Staff may have to determine on a case-by-case basis whether a specific article should be considered AI-generated. Some existing works which have used AI-generated text may be allowed as well, at staff discretion.
Part III: Allowing AI-generated art
Disclosure and tag requirement
All AI-generated art included in an article must be disclosed in the license box. The Licensing Team will create an appropriate template to use for this, which indicates:
- Which image generator generated the image
- Which keywords were used in image generation
- A link to the record of the generation instance.
Restrictions on generators
In order to be added to the generator whitelist defined in Part I, an AI generator:
- must use a model which is compatible with our license.
- must explicitly confer IP rights to the person generating the image allowing it to be sublicensed under CC BY-SA 3.0.
- must allow individual instances of image generation to have a unique record (sometimes called a "footprint" or "breadcrumb") which confirms the key words used and related metadata.
- must utilize either a Generative adversarial network (GAN), human-trained diffusion model, or a combination of both systems.
Individual "versions" of these generators may need to be reviewed separately, if applicable.
Restrictions on content generated
The resulting image:
- must not include copyrighted characters, locations, logos or designs
- must not use use words which are known to bias generation toward living artists (i.e., "in the style of") or in a way which could reasonably imitate another living artist's work.
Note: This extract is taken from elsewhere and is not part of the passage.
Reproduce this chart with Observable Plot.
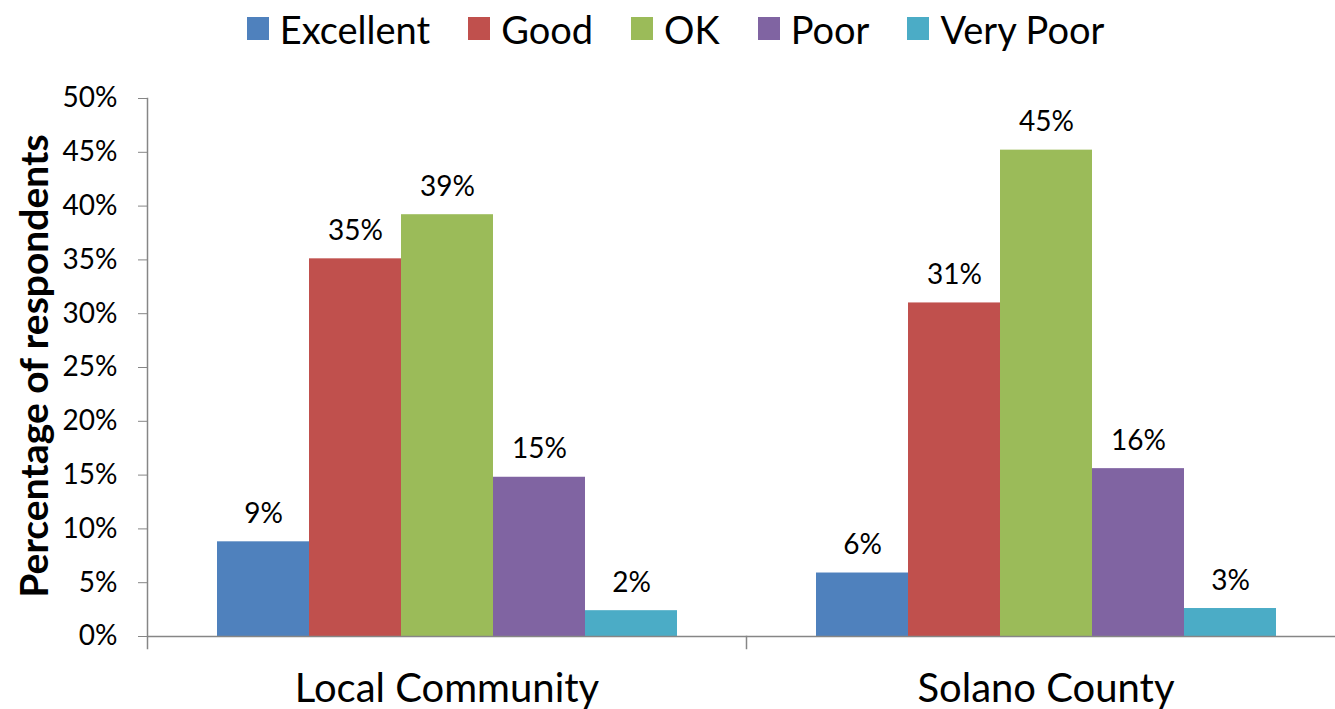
<!DOCTYPE html>
<html>
<head>
<meta charset="utf-8">
<script src="https://cdn.jsdelivr.net/npm/d3@7"></script>
<script src="https://cdn.jsdelivr.net/npm/@observablehq/plot@0.6"></script>
<style>
  html, body { margin: 0; padding: 0; background: #fff; overflow: hidden; }
  body { width: 1335px; height: 709px; position: relative; font-family: Lato, "Open Sans", sans-serif; }
  #legend { height: 60px; display: flex; justify-content: center; align-items: center; gap: 38px; font-size: 38px; color: #000; padding-left: 16px; padding-bottom: 3px; box-sizing: border-box; }
  .item { display: flex; align-items: center; gap: 11px; }
  .sw { width: 22px; height: 23px; display: inline-block; }
  #ylabel { position: absolute; left: 33px; top: 366px; transform: translate(-50%, -50%) rotate(-90deg); font-weight: bold; font-size: 39px; white-space: nowrap; color: #000; }
</style>
</head>
<body>
<div id="legend"></div>
<div id="chart"></div>
<div id="ylabel"></div>
<script>
const groups = ["Local Community", "Solano County"];
const ratings = ["Excellent", "Good", "OK", "Poor", "Very Poor"];
const colors = ["#4F81BD", "#C0504D", "#9BBB59", "#8064A2", "#4BACC6"];
const localValues = [8.8, 35.1, 39.2, 14.8, 2.4];
const solanoValues = [5.9, 31.0, 45.2, 15.6, 2.6];
const yTicks = [0, 5, 10, 15, 20, 25, 30, 35, 40, 45, 50];
const yLabel = "Percentage of respondents";

const data = [];
ratings.forEach((r, i) => data.push({group: groups[0], rating: r, value: localValues[i]}));
ratings.forEach((r, i) => data.push({group: groups[1], rating: r, value: solanoValues[i]}));

// legend
const legend = document.getElementById("legend");
ratings.forEach((r, i) => {
  const it = document.createElement("div");
  it.className = "item";
  const sw = document.createElement("span");
  sw.className = "sw";
  sw.style.background = colors[i];
  const t = document.createElement("span");
  t.textContent = r;
  it.appendChild(sw); it.appendChild(t);
  legend.appendChild(it);
});
document.getElementById("ylabel").textContent = yLabel;

const H = 649, MT = 38, MB = 73;
const frameH = H - MT - MB;
const axisColor = "#868686";

const chart = Plot.plot({
  width: 1335,
  height: H,
  marginTop: MT,
  marginBottom: MB,
  marginLeft: 147,
  marginRight: -10,
  style: {fontFamily: "Lato, 'Open Sans', sans-serif", color: "#000", background: "#fff", overflow: "visible"},
  fx: {domain: groups, padding: 0, axis: null},
  x: {domain: ratings, paddingInner: 0, paddingOuter: 0.736, axis: null},
  y: {domain: [0, 50], axis: null},
  color: {domain: ratings, range: colors},
  marks: [
    Plot.barY(data, {fx: "group", x: "rating", y: "value", fill: "rating"}),
    Plot.text(data, {fx: "group", x: "rating", y: "value", text: d => Math.round(d.value) + "%", lineAnchor: "bottom", dy: -19, fontSize: 28, fill: "#000"}),
    Plot.ruleY([0], {stroke: axisColor, strokeWidth: 1.5}),
    Plot.frame({anchor: "left", fx: groups[0], stroke: axisColor, strokeWidth: 1.5, insetBottom: -12}),
    Plot.frame({anchor: "left", fx: groups[1], stroke: axisColor, strokeWidth: 1.5, insetTop: frameH, insetBottom: -12}),
    Plot.axisY({ticks: yTicks, tickSize: 9, tickPadding: 21, fontSize: 28, tickFormat: d => d + "%", label: null, stroke: axisColor, fill: "#000"}),
    Plot.axisFx({anchor: "bottom", tickSize: 0, tickPadding: 37, fontSize: 40, label: null, fill: "#000"})
  ]
});
document.getElementById("chart").appendChild(chart);
</script>
</body>
</html>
- must not be used for the creation of content related to SCP-173.
Use of AI art in derivative works
AI-generated content used in a derivative fashion may be used as long as it complies with the above data if known. Example: using an AI-generated carpet design in a larger image of a hotel room. The (AI) image being derived from must be disclosed.
If only used for inspiration, disclosure is encouraged but not required.
This discussion will expire in one week.